**The exercise**
Look over the lines below. Report each one that includes the string "this".

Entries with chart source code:

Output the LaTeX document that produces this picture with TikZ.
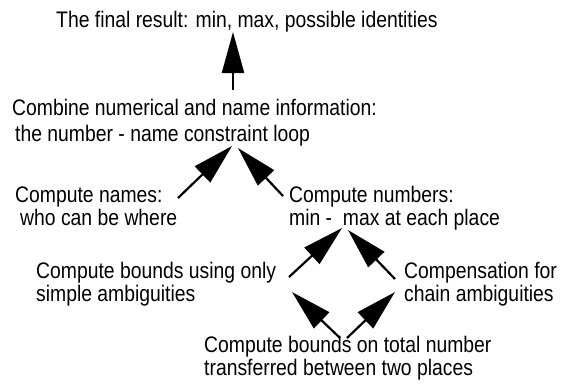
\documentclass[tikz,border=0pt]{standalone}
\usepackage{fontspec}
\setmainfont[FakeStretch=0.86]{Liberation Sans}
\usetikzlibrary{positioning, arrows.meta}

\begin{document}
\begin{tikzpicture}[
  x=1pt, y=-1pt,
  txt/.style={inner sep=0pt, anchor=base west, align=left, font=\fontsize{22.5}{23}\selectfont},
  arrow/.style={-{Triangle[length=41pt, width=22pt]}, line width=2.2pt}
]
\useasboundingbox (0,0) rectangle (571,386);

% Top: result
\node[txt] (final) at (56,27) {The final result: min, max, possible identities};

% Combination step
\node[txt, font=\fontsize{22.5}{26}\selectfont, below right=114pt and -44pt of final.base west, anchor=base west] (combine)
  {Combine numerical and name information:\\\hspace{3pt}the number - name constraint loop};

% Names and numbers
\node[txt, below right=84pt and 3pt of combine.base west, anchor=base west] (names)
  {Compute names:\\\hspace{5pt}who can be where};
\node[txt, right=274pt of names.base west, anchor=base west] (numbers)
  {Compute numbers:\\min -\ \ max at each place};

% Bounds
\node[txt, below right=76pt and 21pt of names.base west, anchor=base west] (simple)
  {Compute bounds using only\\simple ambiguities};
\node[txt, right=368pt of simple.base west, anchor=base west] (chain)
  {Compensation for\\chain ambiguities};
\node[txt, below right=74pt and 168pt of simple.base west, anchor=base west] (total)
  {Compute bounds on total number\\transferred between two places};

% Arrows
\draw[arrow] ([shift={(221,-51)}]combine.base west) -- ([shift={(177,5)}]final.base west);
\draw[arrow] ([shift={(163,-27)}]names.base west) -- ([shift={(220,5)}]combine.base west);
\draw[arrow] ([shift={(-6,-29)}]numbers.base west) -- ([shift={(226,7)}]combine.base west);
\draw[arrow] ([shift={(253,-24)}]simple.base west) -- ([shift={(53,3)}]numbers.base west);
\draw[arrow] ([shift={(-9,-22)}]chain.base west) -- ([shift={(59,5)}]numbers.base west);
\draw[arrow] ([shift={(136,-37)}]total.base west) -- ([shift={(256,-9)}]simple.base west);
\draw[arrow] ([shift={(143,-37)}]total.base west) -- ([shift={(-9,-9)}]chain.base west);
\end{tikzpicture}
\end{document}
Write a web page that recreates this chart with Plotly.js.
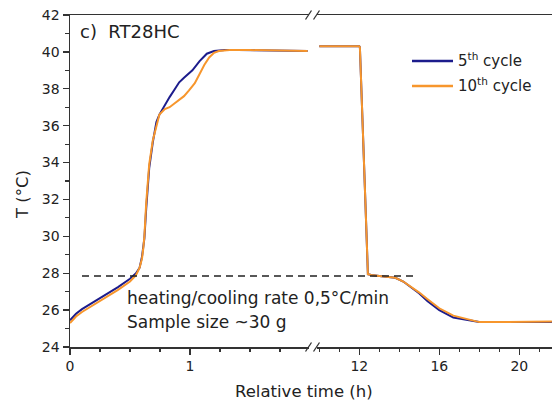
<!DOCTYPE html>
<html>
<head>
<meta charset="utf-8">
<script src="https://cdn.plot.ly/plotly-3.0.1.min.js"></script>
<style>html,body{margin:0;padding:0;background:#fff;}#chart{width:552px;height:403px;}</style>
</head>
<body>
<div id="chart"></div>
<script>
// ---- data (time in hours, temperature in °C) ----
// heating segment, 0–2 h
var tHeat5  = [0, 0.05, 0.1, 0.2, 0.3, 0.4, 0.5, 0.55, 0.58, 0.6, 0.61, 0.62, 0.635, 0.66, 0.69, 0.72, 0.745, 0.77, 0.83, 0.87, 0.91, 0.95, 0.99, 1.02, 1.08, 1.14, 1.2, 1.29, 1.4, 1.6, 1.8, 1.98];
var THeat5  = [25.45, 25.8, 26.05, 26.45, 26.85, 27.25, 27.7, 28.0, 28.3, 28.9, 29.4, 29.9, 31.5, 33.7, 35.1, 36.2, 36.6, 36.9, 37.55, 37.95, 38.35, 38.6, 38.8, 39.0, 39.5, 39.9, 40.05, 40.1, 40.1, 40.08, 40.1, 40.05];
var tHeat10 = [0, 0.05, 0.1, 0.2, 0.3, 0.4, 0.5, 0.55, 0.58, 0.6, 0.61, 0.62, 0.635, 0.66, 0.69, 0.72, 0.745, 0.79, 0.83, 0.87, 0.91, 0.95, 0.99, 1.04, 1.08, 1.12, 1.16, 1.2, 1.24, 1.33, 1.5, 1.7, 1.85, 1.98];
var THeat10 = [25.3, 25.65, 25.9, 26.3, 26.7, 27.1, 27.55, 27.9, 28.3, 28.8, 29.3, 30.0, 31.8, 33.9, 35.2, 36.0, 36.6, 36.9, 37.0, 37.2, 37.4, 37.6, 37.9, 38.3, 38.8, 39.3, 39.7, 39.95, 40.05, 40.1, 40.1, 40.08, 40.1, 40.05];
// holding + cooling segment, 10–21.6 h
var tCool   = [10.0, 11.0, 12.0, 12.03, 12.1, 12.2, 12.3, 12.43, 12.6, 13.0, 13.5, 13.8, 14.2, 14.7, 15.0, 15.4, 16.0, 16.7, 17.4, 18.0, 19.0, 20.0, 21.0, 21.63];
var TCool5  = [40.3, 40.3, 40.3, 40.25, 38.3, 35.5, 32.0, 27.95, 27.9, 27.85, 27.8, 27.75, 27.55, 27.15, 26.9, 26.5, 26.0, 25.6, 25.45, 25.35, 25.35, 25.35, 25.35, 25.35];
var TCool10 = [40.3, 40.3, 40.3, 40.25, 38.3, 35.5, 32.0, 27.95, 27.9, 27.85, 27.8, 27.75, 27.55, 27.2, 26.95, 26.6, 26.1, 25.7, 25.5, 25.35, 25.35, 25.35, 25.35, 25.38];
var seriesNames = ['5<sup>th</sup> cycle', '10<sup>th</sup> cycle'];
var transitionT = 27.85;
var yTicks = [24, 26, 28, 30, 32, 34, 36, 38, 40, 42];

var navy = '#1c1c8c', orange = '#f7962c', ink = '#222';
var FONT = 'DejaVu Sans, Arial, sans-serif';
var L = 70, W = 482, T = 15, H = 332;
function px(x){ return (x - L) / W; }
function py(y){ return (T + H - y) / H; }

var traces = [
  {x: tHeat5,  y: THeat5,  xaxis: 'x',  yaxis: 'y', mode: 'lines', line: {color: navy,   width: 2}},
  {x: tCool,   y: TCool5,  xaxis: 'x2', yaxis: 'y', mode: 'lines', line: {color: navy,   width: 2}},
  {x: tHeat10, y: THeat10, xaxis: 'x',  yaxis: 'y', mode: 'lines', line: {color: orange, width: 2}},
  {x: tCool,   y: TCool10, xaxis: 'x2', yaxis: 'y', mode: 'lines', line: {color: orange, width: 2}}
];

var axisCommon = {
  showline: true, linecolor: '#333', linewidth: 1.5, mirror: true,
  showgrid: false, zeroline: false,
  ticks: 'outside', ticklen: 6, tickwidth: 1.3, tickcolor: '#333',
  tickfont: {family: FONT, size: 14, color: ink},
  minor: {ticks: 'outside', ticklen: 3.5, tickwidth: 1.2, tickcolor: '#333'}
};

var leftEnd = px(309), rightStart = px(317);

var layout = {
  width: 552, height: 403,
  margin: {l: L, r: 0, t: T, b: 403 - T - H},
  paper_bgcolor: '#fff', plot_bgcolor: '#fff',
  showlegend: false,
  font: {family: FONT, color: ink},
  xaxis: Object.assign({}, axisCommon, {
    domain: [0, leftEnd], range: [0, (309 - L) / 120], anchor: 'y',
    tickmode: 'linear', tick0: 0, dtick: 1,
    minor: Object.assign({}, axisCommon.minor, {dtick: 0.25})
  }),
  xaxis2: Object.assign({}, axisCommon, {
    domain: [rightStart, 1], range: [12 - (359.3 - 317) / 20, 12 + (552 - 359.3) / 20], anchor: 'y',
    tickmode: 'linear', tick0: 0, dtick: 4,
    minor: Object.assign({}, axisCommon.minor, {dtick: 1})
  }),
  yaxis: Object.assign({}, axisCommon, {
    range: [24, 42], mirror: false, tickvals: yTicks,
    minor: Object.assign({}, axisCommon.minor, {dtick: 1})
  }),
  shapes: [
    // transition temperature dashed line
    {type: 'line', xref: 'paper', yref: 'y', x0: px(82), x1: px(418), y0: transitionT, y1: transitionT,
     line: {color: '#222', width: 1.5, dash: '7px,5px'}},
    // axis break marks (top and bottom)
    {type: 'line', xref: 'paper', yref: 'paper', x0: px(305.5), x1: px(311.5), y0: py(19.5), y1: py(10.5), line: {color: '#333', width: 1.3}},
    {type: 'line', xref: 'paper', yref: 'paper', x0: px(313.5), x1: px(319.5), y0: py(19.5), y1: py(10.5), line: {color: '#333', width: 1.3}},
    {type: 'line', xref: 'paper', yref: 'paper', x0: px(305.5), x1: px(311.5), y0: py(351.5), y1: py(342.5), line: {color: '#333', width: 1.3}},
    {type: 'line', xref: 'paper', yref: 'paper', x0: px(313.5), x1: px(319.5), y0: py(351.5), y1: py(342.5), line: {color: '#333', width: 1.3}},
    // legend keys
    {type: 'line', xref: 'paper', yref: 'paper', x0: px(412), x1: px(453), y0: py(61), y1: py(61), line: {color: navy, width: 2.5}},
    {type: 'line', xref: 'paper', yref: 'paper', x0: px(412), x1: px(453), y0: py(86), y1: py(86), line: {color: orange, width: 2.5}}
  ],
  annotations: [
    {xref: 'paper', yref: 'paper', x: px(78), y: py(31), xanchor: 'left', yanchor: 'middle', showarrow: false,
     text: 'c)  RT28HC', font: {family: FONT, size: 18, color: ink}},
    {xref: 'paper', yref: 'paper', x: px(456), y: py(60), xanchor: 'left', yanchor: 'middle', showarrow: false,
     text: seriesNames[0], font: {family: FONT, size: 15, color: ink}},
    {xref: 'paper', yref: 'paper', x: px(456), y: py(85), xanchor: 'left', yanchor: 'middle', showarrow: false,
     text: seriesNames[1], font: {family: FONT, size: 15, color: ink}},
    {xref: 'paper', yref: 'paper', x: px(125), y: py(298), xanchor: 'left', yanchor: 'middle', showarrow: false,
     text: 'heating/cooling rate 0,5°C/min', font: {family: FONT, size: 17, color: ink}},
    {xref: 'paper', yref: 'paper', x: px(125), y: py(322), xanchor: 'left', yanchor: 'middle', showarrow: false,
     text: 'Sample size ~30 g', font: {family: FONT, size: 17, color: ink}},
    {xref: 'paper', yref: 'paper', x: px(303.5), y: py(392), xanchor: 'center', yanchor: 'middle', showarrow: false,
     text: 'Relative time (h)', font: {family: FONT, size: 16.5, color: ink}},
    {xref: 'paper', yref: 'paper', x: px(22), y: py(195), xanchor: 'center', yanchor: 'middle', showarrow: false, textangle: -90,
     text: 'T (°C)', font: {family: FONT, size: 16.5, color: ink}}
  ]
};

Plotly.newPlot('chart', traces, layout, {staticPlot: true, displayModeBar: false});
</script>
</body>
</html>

**Finished exercise**
Output the LaTeX document that produces this picture with TikZ.
Write a web page that recreates this chart with Plotly.js.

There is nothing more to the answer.